So about a week ago the Times put out this article on perhaps the latest way to waste money: bicycles. You could tell that the person who wrote it hasn’t ridden a bike since his Huffy was stolen from him after Mrs. Cobbler’s 4th/5th grade combination class. You could tell because the author brazenly endangered the public by publishing such dangerous advice as never wearing a helmet, as helmets somehow make biking less accessible because it makes you look dorky.
As someone who fully embraces his dorkiness (Star Trek soon bitches!) and rides his bicycle all over the damn place, let me be clear: biking is dorky. There’s no way to ride a chain-driven, two-wheeled, human-powered device and not be a little bit of a nerd. But I’ll let Bike Snob get into all that.
So while the article, with pretty awesome photoshoot, was strangely silent on, was how a person could and should dress while on the Steel Steed. This is where PMG comes in.

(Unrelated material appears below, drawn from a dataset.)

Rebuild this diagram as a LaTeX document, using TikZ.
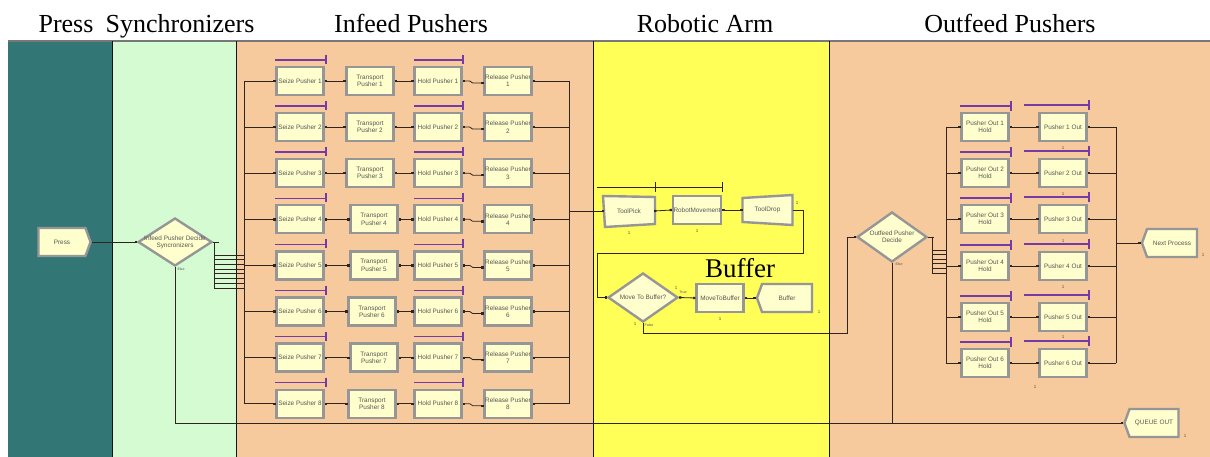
\documentclass[tikz,border=0pt]{standalone}
\usepackage{fontspec}
\setmainfont{Liberation Serif}
\newfontfamily\modfont{Liberation Sans}
\usetikzlibrary{shapes.geometric,shapes.symbols,arrows.meta,calc}

\definecolor{presslane}{RGB}{50,118,118}
\definecolor{synclane}{RGB}{213,251,210}
\definecolor{peachlane}{RGB}{246,202,157}
\definecolor{armlane}{RGB}{255,255,88}
\definecolor{modfill}{RGB}{255,255,206}
\definecolor{modedge}{RGB}{150,150,150}
\definecolor{modtext}{RGB}{85,85,85}
\definecolor{linkcol}{RGB}{48,36,30}
\definecolor{resline}{RGB}{118,58,168}
\definecolor{lanerule}{RGB}{20,20,20}
\definecolor{toprule}{RGB}{120,120,120}

\begin{document}
\begin{tikzpicture}[x=1pt,y=-1pt,
  modlabel/.style={font=\modfont\fontsize{6.4}{7.2}\selectfont, text=modtext, align=center},
  module/.style={modlabel, rectangle, draw=modedge, line width=2.4pt, fill=modfill, inner sep=0.5pt, minimum width=47pt, minimum height=28pt},
  bare/.style={modlabel, rectangle, inner sep=0.5pt, minimum width=50pt, minimum height=28pt},
  frame/.style={draw=modedge, line width=2.4pt, fill=modfill, line join=miter},
  decide/.style={diamond, draw=modedge, line width=2.4pt, fill=modfill, inner sep=0pt, minimum width=72pt, minimum height=48pt},
  station/.style={modlabel, signal, signal pointer angle=140, draw=modedge, line width=2.4pt, fill=modfill, inner sep=0.5pt, minimum width=52pt, minimum height=28pt},
  link/.style={draw=linkcol, line width=0.8pt},
  into/.style={link, -{Square[length=2.2pt,width=2.2pt]}},
  outof/.style={link, {Square[length=2.2pt,width=2.2pt]}-},
  both/.style={link, {Square[length=2.2pt,width=2.2pt]}-{Square[length=2.2pt,width=2.2pt]}},
  resbar/.style={draw=resline, line width=1.4pt},
  armbar/.style={draw=linkcol, line width=0.9pt},
  count/.style={font=\modfont\fontsize{4.5}{5}\selectfont, text=modtext, inner sep=0pt},
  tag/.style={font=\modfont\fontsize{3.6}{4}\selectfont, text=modtext, inner sep=0pt},
  lanetitle/.style={font=\fontsize{26}{30}\selectfont, anchor=base, inner sep=0pt},
]
\useasboundingbox (0,0) rectangle (1210,457);

% swim lanes
\fill[presslane] (8,41) rectangle (112,457);
\fill[synclane] (112,41) rectangle (236,457);
\fill[peachlane] (236,41) rectangle (593,457);
\fill[armlane] (593,41) rectangle (829,457);
\fill[peachlane] (829,41) rectangle (1210,457);
\draw[toprule, line width=1.2pt] (8,41) -- (1210,41);
\foreach \x in {112,236,593,829} \draw[lanerule, line width=1pt] (\x,41) -- (\x,457);

% lane titles
\node[lanetitle] (tpress) at (66,33) {Press};
\node[lanetitle] (tsync) at (180,33) {Synchronizers};
\node[lanetitle] (tin) at (411,33) {Infeed Pushers};
\node[lanetitle] (tarm) at (705,33) {Robotic Arm};
\node[lanetitle] (tout) at (1010,33) {Outfeed Pushers};

% press and synchronizer decision
\node[station, signal to=east] (press) at (62,242) {Press};
\node[decide, minimum width=74pt, minimum height=48pt] (indec) at (175,242) {};
\node[modlabel] (indectext) at (indec) {Infeed Pusher Decide\\Syncronizers};
\draw[into] (press.east) -- (indec.west);
\node[tag] (inelse) at (181,269) {Else};

% fan-out of the infeed decision
\coordinate (infan) at (214,242);
\draw[link] (indec.east) -- ++(6,0);
\draw[link] (infan) -- ++(0,46);
\foreach \k in {0,...,7} \draw[link] ($(infan)+(0,{13+4.7*\k})$) -- ++(30,0);

% infeed pusher rows
\foreach \i/\y/\tx in {1/81/370, 2/127.1/370, 3/173.2/370, 4/219.3/374, 5/265.4/374, 6/311.5/372, 7/357.6/374, 8/403.7/372} {
  \node[module] (seize\i) at (300,\y) {Seize Pusher \i};
  \node[module] (trans\i) at (\tx,\y) {Transport\\Pusher \i};
  \node[module] (hold\i) at (438,\y) {Hold Pusher \i};
  \node[module] (rel\i) at (508,\y) {Release Pusher\\\i};
  \coordinate (lb\i) at (244,\y);
  \coordinate (rb\i) at (569,\y);
  \draw[resbar] (275,\y-21) -- (326,\y-21) (326,\y-26) -- (326,\y-17);
  \draw[resbar] (414,\y-21) -- (463,\y-21) (463,\y-26) -- (463,\y-17);
  \draw[into] (lb\i) -- (seize\i.west);
  \draw[both] (seize\i.east) -- (trans\i.west);
  \draw[both] (trans\i.east) -- (hold\i.west);
  \draw[both] (hold\i.east) -- ++(7,0) -- ++(3,2) -- ($(rel\i.west)+(0,2)$);
  \draw[outof] (rel\i.east) -- (rb\i);
}
\draw[link] (lb1) -- (lb8);
\draw[link] (rb1) -- (rb8);

% robotic arm
\coordinate (armout) at (569,211);
\coordinate (tpc) at (629,211);
\draw[frame] ($(tpc)+(-26,-15)$) -- ($(tpc)+(26,-14)$) -- ($(tpc)+(26,13)$) -- ($(tpc)+(-24,16)$) -- cycle;
\node[bare] (tp) at (tpc) {ToolPick};
\node[module] (rm) at (697,210) {RobotMovement};
\coordinate (tdc) at (767.5,210);
\draw[frame] ($(tdc)+(-25,-12)$) -- ($(tdc)+(25,-15)$) -- ($(tdc)+(25,15)$) -- ($(tdc)+(-25,12)$) -- cycle;
\node[bare] (td) at (tdc) {ToolDrop};
\draw[armbar] (597,187) -- (655,187);
\draw[armbar] (655,182) -- (655,192) (655,187) -- (722,187) (722,182) -- (722,192);
\draw[into] (armout) -- (tp.west);
\draw[both] (tp.east) -- (rm.west);
\draw[both] (rm.east) -- (td.west);
\node[count] (ctp) at (629,233) {1};
\node[count] (crm) at (697,231) {1};
\node[count] (ctd) at (797,203) {1};

\node[decide, minimum width=70pt, minimum height=49pt] (mtb) at (643,297.5) {};
\node[modlabel] (mtbtext) at (mtb) {Move To Buffer?};
\node[module] (m2b) at (720,298) {MoveToBuffer};
\node[station, signal to=west, minimum width=55pt] (buf) at (787,298) {Buffer};
\coordinate (loopa) at (803,253);
\coordinate (loopb) at (597,253);
\draw[into] (td.east) -| (loopa) -- (loopb) |- (mtb.west);
\draw[both] (mtb.east) -- (m2b.west);
\draw[both] (m2b.east) -- (buf.west);
\node[count] (ctrue) at (676,288) {1};
\node[tag] (ttrue) at (683,292) {True};
\node[count] (cfalse) at (635,324) {1};
\node[tag] (tfalse) at (649,325) {False};
\node[count] (cm2b) at (720,319) {1};
\node[count] (cbuf) at (819,312) {1};
\node[font=\fontsize{27}{30}\selectfont, inner sep=0pt] (buflabel) at (740,268) {Buffer};

% outfeed decision
\node[decide, minimum width=70pt, minimum height=50pt] (outdec) at (892,237) {};
\node[modlabel] (outdectext) at (outdec) {Outfeed Pusher\\Decide};
\node[tag] (outelse) at (899,264) {Else};
\coordinate (loopc) at (847,333);
\draw[into] (mtb.south) |- (loopc) |- (outdec.west);

\coordinate (outfan) at (932,237);
\draw[link] (outdec.east) -- ++(6,0);
\draw[link] (outfan) -- ++(0,36);
\foreach \k in {0,...,5} \draw[link] ($(outfan)+(0,{13+4.6*\k})$) -- ++(14,0);

% outfeed pusher rows
\foreach \i/\y in {1/127, 2/173, 3/219, 4/266, 5/317, 6/363} {
  \node[module] (ph\i) at (985,\y) {Pusher Out \i\\Hold};
  \node[module] (po\i) at (1063,\y) {Pusher \i\ Out};
  \coordinate (olb\i) at (946,\y);
  \coordinate (orb\i) at (1116,\y);
  \draw[resbar] (960,\y-21) -- (1011,\y-21) (1011,\y-26) -- (1011,\y-16);
  \draw[resbar] (1024,\y-22) -- (1089,\y-22) (1089,\y-27) -- (1089,\y-17);
  \draw[into] (olb\i) -- (ph\i.west);
  \draw[both] (ph\i.east) -- (po\i.west);
  \draw[outof] (po\i.east) -- (orb\i);
}
\foreach \i/\y in {1/148, 2/194, 3/241, 4/287, 5/337} \node[count] (cpo\i) at (1063,\y) {1};
\node[count] (cph6) at (1035,387) {1};
\draw[link] (olb1) -- (olb6);
\draw[link] (orb1) -- (orb6);

\node[station, signal to=west, minimum width=55pt] (next) at (1172,243) {Next Process};
\coordinate (nextjoin) at (1116,243);
\draw[into] (nextjoin) -- (next.west);
\node[count] (cnext) at (1203,255) {1};

% queue out, fed by both decisions' else exits
\node[station, signal to=west, minimum width=54pt] (qout) at (1154,423) {QUEUE OUT};
\node[count] (cq) at (1185,436) {1};
\draw[into] (indec.south) |- (qout.west);
\draw[link] (outdec.south) -- (outdec.south |- qout.west);
\end{tikzpicture}
\end{document}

Rule 1: You’re probably gonna start sweating.
Biking is exercise. That’s why people say it’s a great way to stay in shape. As such, I can’t imagine, unless you live in some crazy MC Escher world where you’re somehow going downhill both ways, you’re going to work up a sweat. If your commute is pretty flat and it’s pretty cool, you can probably get away with wearing your collared shirt and work/suit slacks. I don’t know why people insist upon wearing an entire suit when they commute. You’re not the Batman, you don’t have to appear to the scene of the crime fully dressed.
If possible, wear something you could change into and out of. There are some really cute vintage cycling jerseys out there that will give you some cred without damaging your fragile heterosexual ego. If that is too involved, wear a t-shirt.**
Rule 2: Go ahead and unload.
Like Han Solo, you should be very clever as to where to put your cargo, such as it will not interfere with your bike ride and/or Imperial scanning crews.
Having a pack on is a surefire way to get a crazy sweat stain on your back, so putting things onto panniers/racks lets you stay and look cool.***
Heh. I said “racks”.
Rule 3: Positions.
Hand (and body) position on a bicycle is like hand (and body) position while at 2nd base: it can really ruin your good time if you do it wrong. I’m not talking about baseball. If style is your goal, you’ll probably want a bike that is upright, with curving, swept-back handlebars. Anything else will cause you to hunch forward.
Rule 4: Wear a helmet.
I told you biking was dorky. But you know what is even dorkier? Brains. On the outside of your skull. There are tons of helmets out there, some fit for adults, some fit for adults in denial, but with the range of options there really is no excuse.
So if you want that idyllic bicycle scene where you’re careening freely through a country back road, adorned in a handsome seersucker suit, loaded down only by a picnic basket with a tiny dog in it, well then the answer is clear: do a whole ton of shrooms and lie down in a park. But if you actually want to get around town and not be a total douche, well ditch the tie (until you get to wear you’re going), ditch the dog (and put your bag in the basket instead), and get out and ride. Also, as demonstrated in the spread, don’t actually ride, just look back constantly.
**Go ahead, I’ll say it’s ok. BUT JUST THIS ONE TIME.
***Again, impossible on a bicycle, but whatevs.